DuckDB: A Game Changer For Data Analytics
· 8 min read
When analysts work with data, they typically switch among several tools. Spreadsheets like Excel or Google Sheets are handy for quick summaries, but they struggle once you move past a few hundred thousand rows and need to join between different tables. Visual BI platforms such as Power BI and Tableau provide code-free dashboards, yet they obscure the underlying transformations. Code-centric libraries like pandas, Polars, or the tidyverse give you complete control but hold all data in memory so that large datasets can exhaust RAM. And for truly massive workloads, there’s Apache Spark and other distributed engines, which can process terabytes but require cluster management.
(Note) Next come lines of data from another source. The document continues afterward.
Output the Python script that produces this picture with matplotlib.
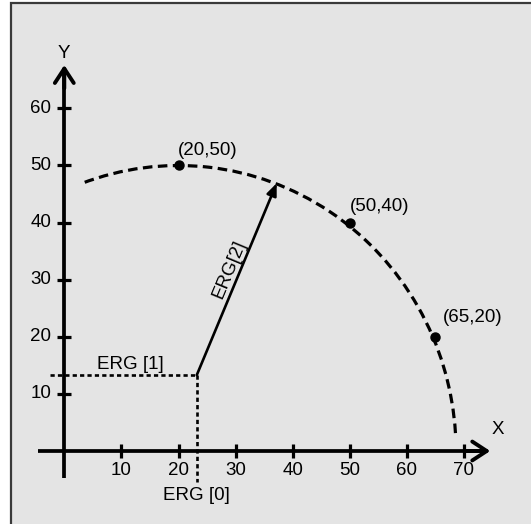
import matplotlib
matplotlib.use("Agg")
import matplotlib.pyplot as plt
from matplotlib.patches import Arc, Rectangle
import numpy as np

plt.rcParams['font.family'] = ['Liberation Sans', 'DejaVu Sans']

# ---- data ----
x_ticks = [10, 20, 30, 40, 50, 60, 70]
y_ticks = [10, 20, 30, 40, 50, 60]
pt_x = [20, 50, 65]
pt_y = [50, 40, 20]
pt_labels = ["(20,50)", "(50,40)", "(65,20)"]
erg0 = 23.2          # centre x
erg1 = 13.3          # centre y
erg2_tip = (37.2, 46.9)
arc_center = (20, 0)
arc_rx, arc_ry = 48.6, 50
arc_theta = (3.7, 110.0)

W, H = 531, 524
fig = plt.figure(figsize=(W / 100, H / 100), dpi=100)
fig.patch.set_facecolor('white')
fig.add_artist(Rectangle((11 / W, -0.05), 1.0, 1.05 - 3 / H, transform=fig.transFigure,
                         facecolor='#e4e4e4', edgecolor='#3a3a3a', lw=1.6, zorder=0))

ax = fig.add_axes([0, 0, 1, 1])
ax.set_facecolor('none')
ax.axis('off')
sx = 5.71
ax.set_xlim(-64.3 / sx, (W - 64.3) / sx)
ax.set_ylim((451 - H) / sx, 451 / sx)

fs = 13.5
# axes with chevron arrowheads
ax.plot([-4.6, 74.0], [0, 0], color='black', lw=2.7, solid_capstyle='butt')
ax.plot([0, 0], [-4.7, 67.0], color='black', lw=2.7, solid_capstyle='butt')
ax.annotate('', xy=(74.6, 0), xytext=(70.5, 0),
            arrowprops=dict(arrowstyle='->,head_length=0.52,head_width=0.34', lw=2.8,
                            color='black', mutation_scale=20, shrinkA=0, shrinkB=0))
ax.annotate('', xy=(0, 67.6), xytext=(0, 63.5),
            arrowprops=dict(arrowstyle='->,head_length=0.52,head_width=0.34', lw=2.8,
                            color='black', mutation_scale=20, shrinkA=0, shrinkB=0))

# ticks
ax.plot(x_ticks, [0] * len(x_ticks), ls='', marker='|', ms=9.5, mew=2.3, color='black')
ax.plot([0] * len(y_ticks), y_ticks, ls='', marker='_', ms=10.5, mew=2.3, color='black')
for t in x_ticks:
    ax.text(t, -3.35, str(t), ha='center', va='center', fontsize=fs)
for t in y_ticks:
    ax.text(-2.3, t, str(t), ha='right', va='center', fontsize=fs)
ax.text(0, 69.6, 'Y', ha='center', va='center', fontsize=fs)
ax.text(75.9, 3.7, 'X', ha='center', va='center', fontsize=fs)

# arc
ax.add_patch(Arc(arc_center, 2 * arc_rx, 2 * arc_ry, theta1=arc_theta[0], theta2=arc_theta[1],
                 lw=2.3, ls=(0, (3.0, 1.7)), color='black', zorder=3))

# points
ax.plot(pt_x, pt_y, ls='', marker='o', ms=6.5, color='black', zorder=4)
lab_off = [(-0.1, 2.7), (0.0, 2.9), (1.3, 3.3)]
for x, y, s, (dx, dy) in zip(pt_x, pt_y, pt_labels, lab_off):
    ax.text(x + dx, y + dy, s, ha='left', va='center', fontsize=fs)

# dotted reference lines
ax.plot([-2.5, erg0], [erg1, erg1], color='black', lw=1.9, ls=(0, (1.6, 1.2)))
ax.plot([erg0, erg0], [erg1, -5.4], color='black', lw=1.9, ls=(0, (1.6, 1.2)))
ax.text(11.5, 15.2, 'ERG [1]', ha='center', va='center', fontsize=fs)
ax.text(erg0, -7.8, 'ERG [0]', ha='center', va='center', fontsize=fs)

# radius arrow
ax.annotate('', xy=erg2_tip, xytext=(erg0, erg1),
            arrowprops=dict(arrowstyle='-|>,head_length=0.6,head_width=0.25', lw=1.9,
                            color='black', mutation_scale=12, shrinkA=0, shrinkB=0))
ang = np.degrees(np.arctan2((erg2_tip[1] - erg1), (erg2_tip[0] - erg0)))
ax.text(29.0, 31.9, 'ERG[2]', ha='center', va='center', rotation=ang,
        rotation_mode='anchor', fontsize=fs)

fig.savefig('out.png', dpi=100)
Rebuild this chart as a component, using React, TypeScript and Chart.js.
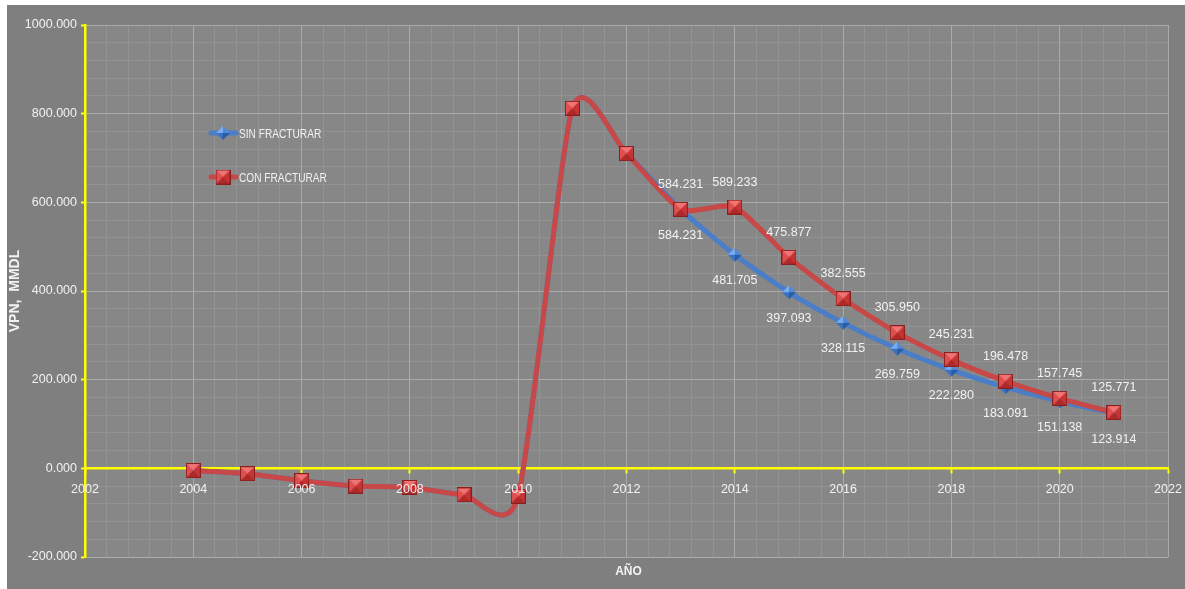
import React, { useEffect, useRef } from "react";
import { Chart, registerables } from "chart.js";
Chart.register(...registerables);

const years = [2004, 2005, 2006, 2007, 2008, 2009, 2010, 2011, 2012, 2013, 2014, 2015, 2016, 2017, 2018, 2019, 2020, 2021];
const sinFracturar = [-5, -12, -28, -40, -43, -60, -63, 812, 710, 584.231, 481.705, 397.093, 328.115, 269.759, 222.28, 183.091, 151.138, 123.914];
const conFracturar = [-5, -12, -28, -40, -43, -60, -63, 812, 710, 584.231, 589.233, 475.877, 382.555, 305.95, 245.231, 196.478, 157.745, 125.771];
const seriesNames = ["SIN FRACTURAR", "CON FRACTURAR"];
const labelFromYear = 2013;
const xMin = 2002, xMax = 2022, xStep = 2, xMinorStep = 0.4;
const yMin = -200, yMax = 1000, yStep = 200, yMinorStep = 40;
const xTitle = "AÑO";
const yTitle = "VPN,  MMDL";

const RED = "#c84848";
const BLUE = "#4a7ec8";
const YELLOW = "#ffff00";
const TEXT = "#f2f2f2";
const FONT = "'Liberation Sans', Arial, sans-serif";
const SMOOTH = 0.11; // Excel-like smoothing (uniform Catmull-Rom factor)

function makeSquare(): HTMLCanvasElement {
  const s = 15;
  const c = document.createElement("canvas");
  c.width = s; c.height = s;
  const g = c.getContext("2d")!;
  const m = s / 2;
  const tri = (pts: number[][], col: string) => {
    g.beginPath();
    g.moveTo(pts[0][0], pts[0][1]);
    for (let i = 1; i < pts.length; i++) g.lineTo(pts[i][0], pts[i][1]);
    g.closePath();
    g.fillStyle = col;
    g.fill();
  };
  tri([[0, 0], [s, 0], [m, m]], "#f27373");
  tri([[0, 0], [0, s], [m, m]], "#e04e4e");
  tri([[s, 0], [s, s], [m, m]], "#c83434");
  tri([[0, s], [s, s], [m, m]], "#b02828");
  g.strokeStyle = "#8a1f1f";
  g.lineWidth = 1;
  g.strokeRect(0.5, 0.5, s - 1, s - 1);
  return c;
}

function makeDiamond(): HTMLCanvasElement {
  const s = 14;
  const c = document.createElement("canvas");
  c.width = s; c.height = s;
  const g = c.getContext("2d")!;
  const m = s / 2;
  const tri = (pts: number[][], col: string) => {
    g.beginPath();
    g.moveTo(pts[0][0], pts[0][1]);
    for (let i = 1; i < pts.length; i++) g.lineTo(pts[i][0], pts[i][1]);
    g.closePath();
    g.fillStyle = col;
    g.fill();
  };
  tri([[m, 0], [0, m], [m, m]], "#78aef0");
  tri([[m, 0], [s, m], [m, m]], "#4f8ad8");
  tri([[0, m], [m, s], [m, m]], "#3a72c0");
  tri([[s, m], [m, s], [m, m]], "#2a5ca6");
  return c;
}

export default function App() {
  const ref = useRef<HTMLCanvasElement | null>(null);

  useEffect(() => {
    if (!ref.current) return;
    const square = makeSquare();
    const diamond = makeDiamond();

    const bgPlugin = {
      id: "bgPlugin",
      beforeDraw(chart: any) {
        const { ctx, chartArea, width, height } = chart;
        ctx.save();
        ctx.fillStyle = "#7f7f7f";
        ctx.fillRect(0, 0, width, height);
        ctx.fillStyle = "#878787";
        ctx.fillRect(chartArea.left, chartArea.top, chartArea.right - chartArea.left, chartArea.bottom - chartArea.top);
        ctx.restore();
      },
    };

    const smoothPlugin = {
      id: "smoothPlugin",
      beforeDatasetDraw(chart: any, args: any) {
        const meta = args.meta;
        const pts = meta.data;
        const n = pts.length;
        for (let i = 0; i < n; i++) {
          const p = pts[i];
          const prev = pts[Math.max(0, i - 1)];
          const next = pts[Math.min(n - 1, i + 1)];
          const dx = (next.x - prev.x) * SMOOTH;
          const dy = (next.y - prev.y) * SMOOTH;
          p.cp1x = p.x - dx;
          p.cp1y = p.y - dy;
          p.cp2x = p.x + dx;
          p.cp2y = p.y + dy;
        }
        if (meta.dataset) meta.dataset._pointsUpdated = true;
      },
    };

    const labelPlugin = {
      id: "labelPlugin",
      afterDatasetsDraw(chart: any) {
        const { ctx } = chart;
        ctx.save();
        ctx.font = `12.5px ${FONT}`;
        ctx.fillStyle = TEXT;
        ctx.textAlign = "center";
        ctx.textBaseline = "middle";
        chart.data.datasets.forEach((ds: any, di: number) => {
          const meta = chart.getDatasetMeta(di);
          meta.data.forEach((pt: any, i: number) => {
            const d = ds.data[i];
            if (d.x < labelFromYear) return;
            const off = ds.label === seriesNames[0] ? 26 : -25;
            ctx.fillText(d.y.toFixed(3), pt.x, pt.y + off);
          });
        });
        ctx.restore();
      },
      afterDraw(chart: any) {
        const { ctx, chartArea } = chart;
        ctx.save();
        // legend
        const items = [
          { name: seriesNames[0], color: BLUE, img: diamond },
          { name: seriesNames[1], color: RED, img: square },
        ];
        items.forEach((it, i) => {
          const lx = chartArea.left + 124;
          const ly = chartArea.top + 108 + i * 44;
          ctx.strokeStyle = it.color;
          ctx.lineWidth = 5;
          ctx.lineCap = "round";
          ctx.beginPath();
          ctx.moveTo(lx + 2, ly);
          ctx.lineTo(lx + 27, ly);
          ctx.stroke();
          ctx.drawImage(it.img, lx + 14 - it.img.width / 2, ly - it.img.height / 2);
          ctx.save();
          ctx.translate(lx + 30, ly + 1);
          ctx.scale(0.78, 1);
          ctx.font = `13px ${FONT}`;
          ctx.fillStyle = TEXT;
          ctx.textAlign = "left";
          ctx.textBaseline = "middle";
          ctx.fillText(it.name, 0, 0);
          ctx.restore();
        });
        // x title
        ctx.font = `bold 12px ${FONT}`;
        ctx.fillStyle = TEXT;
        ctx.textAlign = "center";
        ctx.textBaseline = "middle";
        ctx.fillText(xTitle, (chartArea.left + chartArea.right) / 2 + 2, chartArea.bottom + 15);
        ctx.restore();
      },
    };

    const chart = new Chart(ref.current, {
      type: "line",
      data: {
        datasets: [
          {
            label: seriesNames[0],
            data: years.map((x, i) => ({ x, y: sinFracturar[i] })),
            borderColor: BLUE,
            backgroundColor: BLUE,
            borderWidth: 5,
            tension: 0.4,
            pointStyle: diamond as any,
            pointRadius: 7,
            order: 2,
            xAxisID: "x",
            yAxisID: "y",
          },
          {
            label: seriesNames[1],
            data: years.map((x, i) => ({ x, y: conFracturar[i] })),
            borderColor: RED,
            backgroundColor: RED,
            borderWidth: 5,
            tension: 0.4,
            pointStyle: square as any,
            pointRadius: 8,
            order: 1,
            xAxisID: "x",
            yAxisID: "y",
          },
        ],
      },
      options: {
        animation: false,
        responsive: true,
        maintainAspectRatio: false,
        layout: { padding: { left: 0, top: 20, right: 17, bottom: 32 } },
        plugins: {
          legend: { display: false },
          tooltip: { enabled: false },
        },
        scales: {
          x: {
            type: "linear",
            position: { y: 0 } as any,
            min: xMin,
            max: xMax,
            afterFit: (s: any) => { s.paddingLeft = 0; s.paddingRight = 0; },
            grid: { color: "#aaaaaa", lineWidth: 1, tickLength: 4, tickColor: YELLOW, tickWidth: 2 },
            border: { color: YELLOW, width: 2.5 },
            ticks: {
              stepSize: xStep,
              color: TEXT,
              font: { size: 12.5, family: FONT },
              padding: 10,
              z: 1,
              callback: (v: any) => String(v),
            },
          },
          y: {
            type: "linear",
            position: "left",
            min: yMin,
            max: yMax,
            afterFit: (s: any) => { s.width = 78; },
            grid: { color: "#aaaaaa", lineWidth: 1, tickLength: 4, tickColor: YELLOW, tickWidth: 2 },
            border: { color: YELLOW, width: 2.5 },
            ticks: {
              stepSize: yStep,
              color: TEXT,
              font: { size: 12.5, family: FONT },
              padding: 4,
              callback: (v: any) => Number(v).toFixed(3),
            },
            title: {
              display: true,
              text: yTitle,
              color: TEXT,
              font: { size: 14, weight: "bold", family: FONT },
              padding: { top: 0, bottom: 0 },
            },
          },
          x2: {
            type: "linear",
            axis: "x",
            position: "bottom",
            min: xMin,
            max: xMax,
            afterFit: (s: any) => { s.height = 0; s.paddingLeft = 0; s.paddingRight = 0; },
            grid: { color: "#939393", lineWidth: 1, drawTicks: false, z: -2 },
            border: { display: false },
            ticks: { stepSize: xMinorStep, display: false },
          },
          y2: {
            type: "linear",
            axis: "y",
            position: "left",
            min: yMin,
            max: yMax,
            afterFit: (s: any) => { s.width = 0; },
            grid: { color: "#939393", lineWidth: 1, drawTicks: false, z: -2 },
            border: { display: false },
            ticks: { stepSize: yMinorStep, display: false },
          },
        } as any,
      },
      plugins: [bgPlugin, smoothPlugin, labelPlugin],
    } as any);

    return () => chart.destroy();
  }, []);

  return (
    <div style={{ position: "absolute", left: 7, top: 5, width: 1178, height: 584 }}>
      <canvas ref={ref} />
    </div>
  );
}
DuckDB breaks out of this spectrum. It’s an embedded analytical database that you load like a Python package. It supports standard SQL, reads Parquet (an efficient data file format for analytics workflows, read more here), CSV, or JSON directly from local disks or remote storage, and can process datasets larger than your machine’s memory — all without the complexity of a distributed system. The sections that follow highlight five surprising features that make DuckDB a compelling middle ground between pandas and Spark, and a data analytics version of SQLite.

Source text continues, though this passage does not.